School construction - Shelving child education
More than 40,000 pupils are being taught in prefabricated buildings because their schools are awaiting renovation or accommodation, some for many years.
The state spent €38.5 million in renting prefabs last year. Where new schools, or the renovation of existing schools are planned, this is a waste because it amounts to enormous expenditure to facilitate mere temporising.
The recent collapse in house building could be a mixed blessing, because for the first time in 15 years, construction companies are chasing business, and it should instil a sense of reality in the market. In recent years, much money was spent in the planning process without so much as a block being laid.
Having gone so far, it would not only be a waste of the money to back out now, it would also amount to the abandonment of the moral imperative of ensuring a proper education for our children’s future.
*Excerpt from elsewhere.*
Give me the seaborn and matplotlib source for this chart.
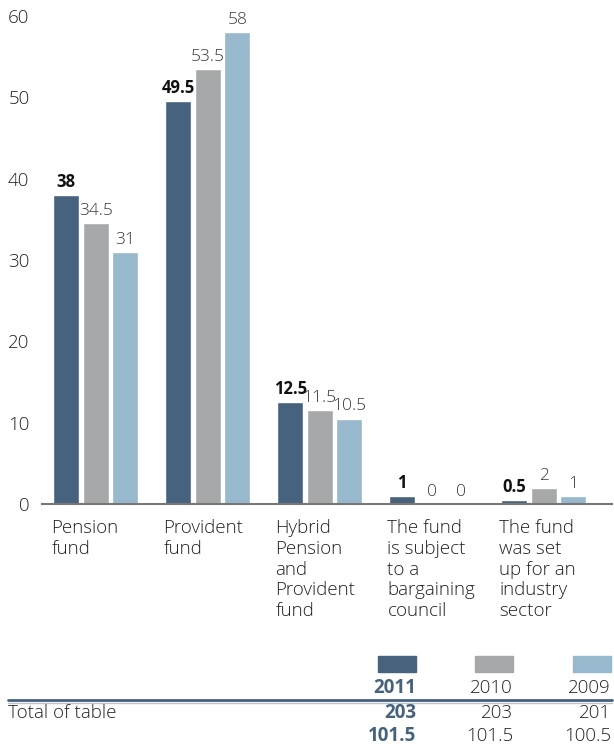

The Irish National Teachers’ Organisation has consistently called for openness and transparency in relation to the school building programme. Schools that have been waiting for years should not be jumped in the queue for mere political considerations. There should be clear demonstrable reasons. If there is a better case for another school building to proceed first, the reasons for this should be published, so everyone can see the validity of the process.
One Dublin teacher said his school would not participate in a project linking it with other EU schools, because this would involve exchange visits. He explained he would be ashamed to have teachers from other countries visit his school in its dilapidated condition.
That teacher should be even more ashamed at shirking the opportunity to highlight conditions in his school. If we are behind other countries, this should be highlighted in the interest of the children, not hidden due to the vain sensitivity of a teacher.
Minister for Education Batt O’Keeffe visited Kilfinane national school in Co Limerick within the past fortnight to announce that plans for a school were being shelved.
Builders for the project had already been selected in March, and work was to begin this summer. If this work does begin within 90 days, the tendering process will have to begin all over again.
Mr O’Keffee should be mortified. And he should tell his government colleagues they should be thoroughly ashamed of themselves, because they are pursuing a policy that is financially crazy and morally bankrupt.